Non-OPEC supply is poised to slip about 700,000 barrels a day this year, while demand is forecast to rise about 1.2 million barrels daily, according to the International Energy Agency. Al-Falih, speaking in January at the World Economic Forum in Davos, Switzerland, indicated that the country plans to act vigorously to defend its market share and exports as the market rebalances. He’ll face that challenge when he represents Saudi Arabia for the first time at the meting of the Organization of Petroleum Exporting Countries on June 2.
“If oil prices continue to be low, we will be able to withstand them for a long, long time,” he said in Davos.
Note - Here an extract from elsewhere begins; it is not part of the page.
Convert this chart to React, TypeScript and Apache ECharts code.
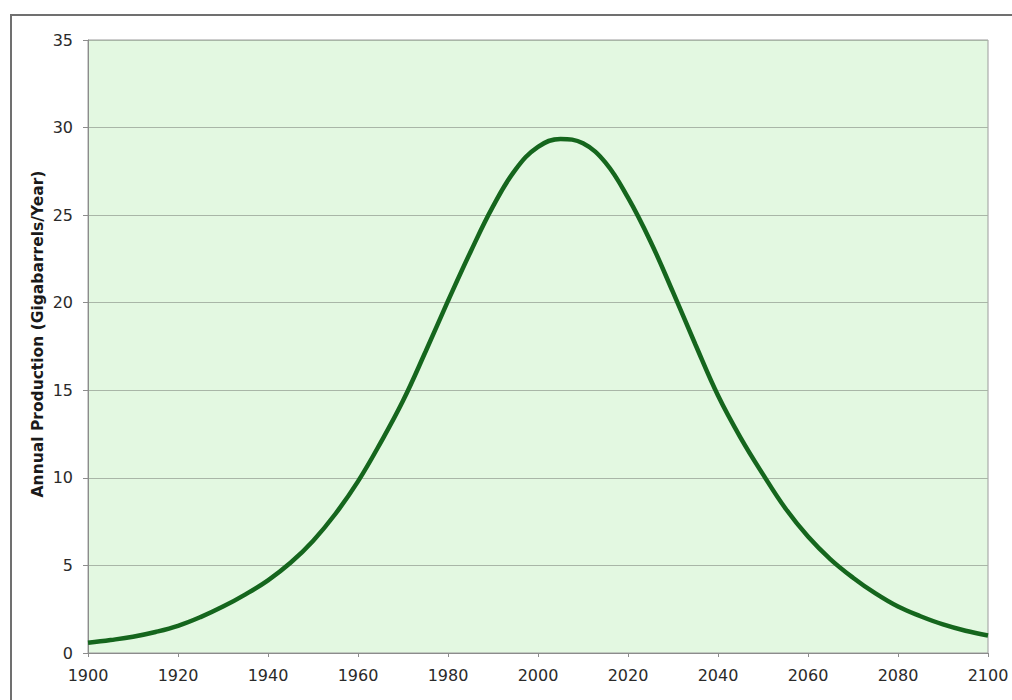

Analysts suggested Al-Falih may take a harder line in upholding the Saudi market share policy within OPEC. He’s a close ally of Deputy Crown Prince Mohammed bin Salman, who has taken a hands-off approach in letting oil markets determine crude prices, rather than seeking to target a level. The prince is letting the market dictate prices, with Saudi Arabia only adjusting its production to respond to demand.
“Al-Falih will probably be more direct with its OPEC partners, like Venezuela and Iran,” Fabio Scacciavillani, chief economist of the Oman Investment Fund, said in an interview Sunday in Dubai. “It’s not an appointment in view of the next OPEC meeting. It’s an appointment for the next 10 years and beyond.”
Venezuela, holder of the largest crude reserves, and Saudi Arabia’s regional rival Iran have traditionally pushed for curbing output at times of low prices. Iran, emerging from international economic sanctions, is putting supply back on the market and challenging the Saudis for new buyers in Asia. A Saudi- and Russian-led meeting in Doha last month ended in disagreement about a plan to freeze production to prop up prices after Iran refused to limit its output.
“Until supply balances with demand, it’s unlikely there will be any major change in Saudi production,” Scacciavillani said. “Saudi energy policy is a function of reality in oil markets, not a function of choice.”